We feel that a careful reading of the article discloses an intention on the part of the appellee negro newspaper to criticize the conduct and actions of negroes who attended and promoted the picnic in bringing disgrace, by their conduct and actions, to the negro
[ 186 Pa. Super. Page 649]
race as a whole and calling their (the negroes) attention to the fact that a continuance of such conduct and action will so reduce attendance at the picnic as might eliminate such future gatherings.
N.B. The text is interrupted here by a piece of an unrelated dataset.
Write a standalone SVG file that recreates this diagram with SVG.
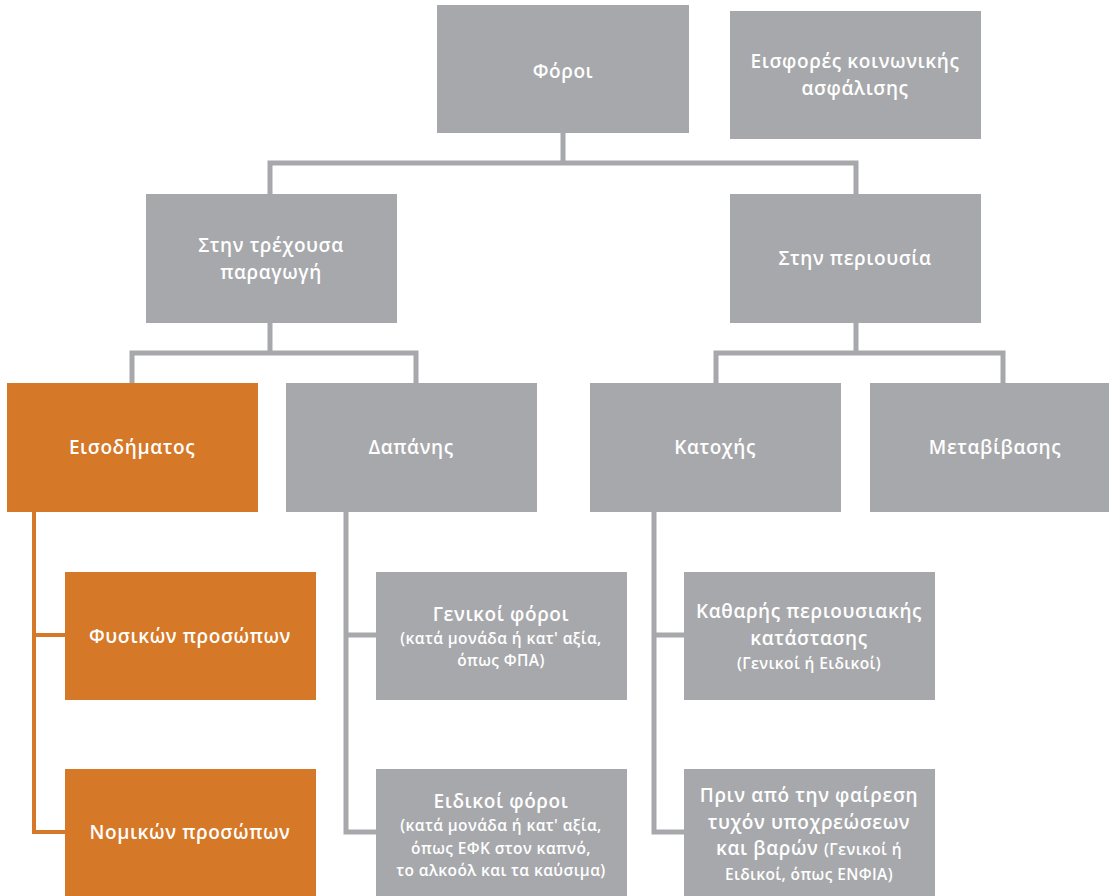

It certainly takes ingenuity and a stretch of the imagination to find that the white proprietor of the park, which is only mentioned as the situs of the picnic, in any way through the park's management, its agents or employees contributed to, caused, sanctioned, or permitted the alleged undesirable action and conduct. This would require the interpretation of the article to be such as would convey to the average reader the innuendo that the appellant was an unscrupulous business man who holds annual orgies for negroes at which he permits fights, stabbings and drunkenness. Such an interpretation is clearly unreasonable when the context of the article clearly shows the intention of a negro newspaper to criticize the conduct and actions of negroes at a picnic promoted by negroes.
As we said in McGeary v. Leader Publishing Company, 52 Pa. Superior Ct. 35 (1912), at page 45, "... and so it may be said generally, that the speaker or writer is accountable for the import of the words as they would naturally be understood by the hearer or reader. Ingenuity is not to be resorted to in order to ascribe to them either the more lenient or the more severe sense, but they are to be taken in the sense that fairly belongs to them, that is, 'in the plain and popular sense in which the rest of the world naturally understand them.'"
We agree with the court below that the words of the article are not susceptible of the meaning ascribed to them by the appellant and do not contain the innuendo necessary to make them defamatory so that the demurrer was properly sustained.